Sharecast News | 29 May, 2019

Updated : 23:17

These were the movements in some of the most widely-followed 10-year sovereign bond yields:

US: 2.26% (-1bp)

UK: 0.88% (-3bp)

Germany: -0.18% (-2bp)

France: 0.23% (-2bp)

Spain: 0.73% (-5bp)

Italy: 2.64% (-4bp)

Portugal: 0.85% (-7bp)

Greece: 3.14% (-5bp)

Japan: -0.09% (-2bp)

Government bonds prices continued to gain ground on Wednesday on the back of concerns around the ongoing US-China trade war, pushing the US Treasury yield curve further into inversion.

An inverted yield curve was considered by many analysts to be a reliable precursor of an economic recession, although some were at pains on Wednesday to stress that it needed to remain so for roughly a couple of weeks for a meaningful signal to be extracted.

The the yield on three-month Treasury bills was at 2.36% by the end of trading and that on the two-year note was at 2.11%.

The Gilt yield curve was also quickly flattening, even as some analysts pointed sounded an increasingly hawkish note regarding the prospects for hikes in Bank Rate before 2020.

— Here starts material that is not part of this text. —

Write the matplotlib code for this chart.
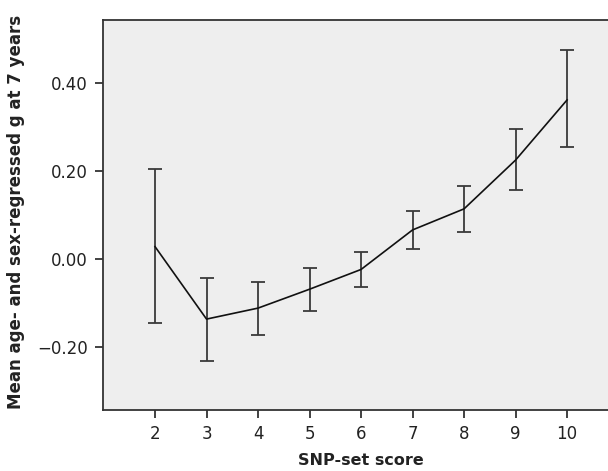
import matplotlib
matplotlib.use("Agg")
import matplotlib.pyplot as plt

# SNP-set score vs mean g (with 95% CI)
scores = [2, 3, 4, 5, 6, 7, 8, 9, 10]
means = [0.028, -0.137, -0.112, -0.069, -0.024, 0.066, 0.114, 0.225, 0.362]
ci_low = [-0.145, -0.232, -0.173, -0.118, -0.065, 0.022, 0.062, 0.157, 0.254]
ci_high = [0.205, -0.043, -0.053, -0.021, 0.016, 0.110, 0.165, 0.296, 0.476]
yticks = [-0.20, 0.00, 0.20, 0.40]

err_lo = [m - lo for m, lo in zip(means, ci_low)]
err_hi = [hi - m for m, hi in zip(means, ci_high)]

fig = plt.figure(figsize=(6.08, 4.71), dpi=100)
ax = fig.add_axes([103 / 608, 1 - 410 / 471, 1 - 103 / 608 + 0.003, 390 / 471])
ax.set_facecolor('#eeeeee')

ax.errorbar(scores, means, yerr=[err_lo, err_hi], fmt='none', ecolor='#3a3a3a',
            elinewidth=1.3, capsize=5, capthick=1.3, zorder=2)
ax.plot(scores, means, color='#111111', linewidth=1.2, zorder=3)

ax.set_xlim(0.99, 10.83)
ax.set_ylim(-0.344, 0.544)
ax.set_xticks(scores)
ax.set_yticks(yticks)
ax.set_yticklabels(['\u22120.20', '0.00', '0.20', '0.40'])

for s in ['left', 'bottom', 'top']:
    ax.spines[s].set_color('#333333')
    ax.spines[s].set_linewidth(1.3)
ax.spines['right'].set_visible(False)

ax.tick_params(axis='both', direction='out', length=6, width=1.3, color='#333333',
               labelsize=12, labelcolor='#222222', pad=5)

ax.set_xlabel('SNP-set score', fontsize=11.5, fontweight='bold', color='#222222')
ax.xaxis.set_label_coords(0.509, -0.11)
ax.set_ylabel('Mean age- and sex-regressed g at 7 years', fontsize=12, fontweight='bold',
              color='#222222')
ax.yaxis.set_label_coords(-0.154, 0.508)

fig.savefig('out.png', dpi=100)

On that note, economists at Bank of America-Merrill Lynch were telling clients: "Based on Mark Carney's words we should be forecasting an imminent rate hike.

"Instead we wonder if the BoE will hike at all by end-2020. We see two things missing from the BoE's hawkish guidance: a balanced Brexit assumption and supportive data."

Across the Channel meanwhile, Portuguese and Spanish yields continued to converge with those of core countries.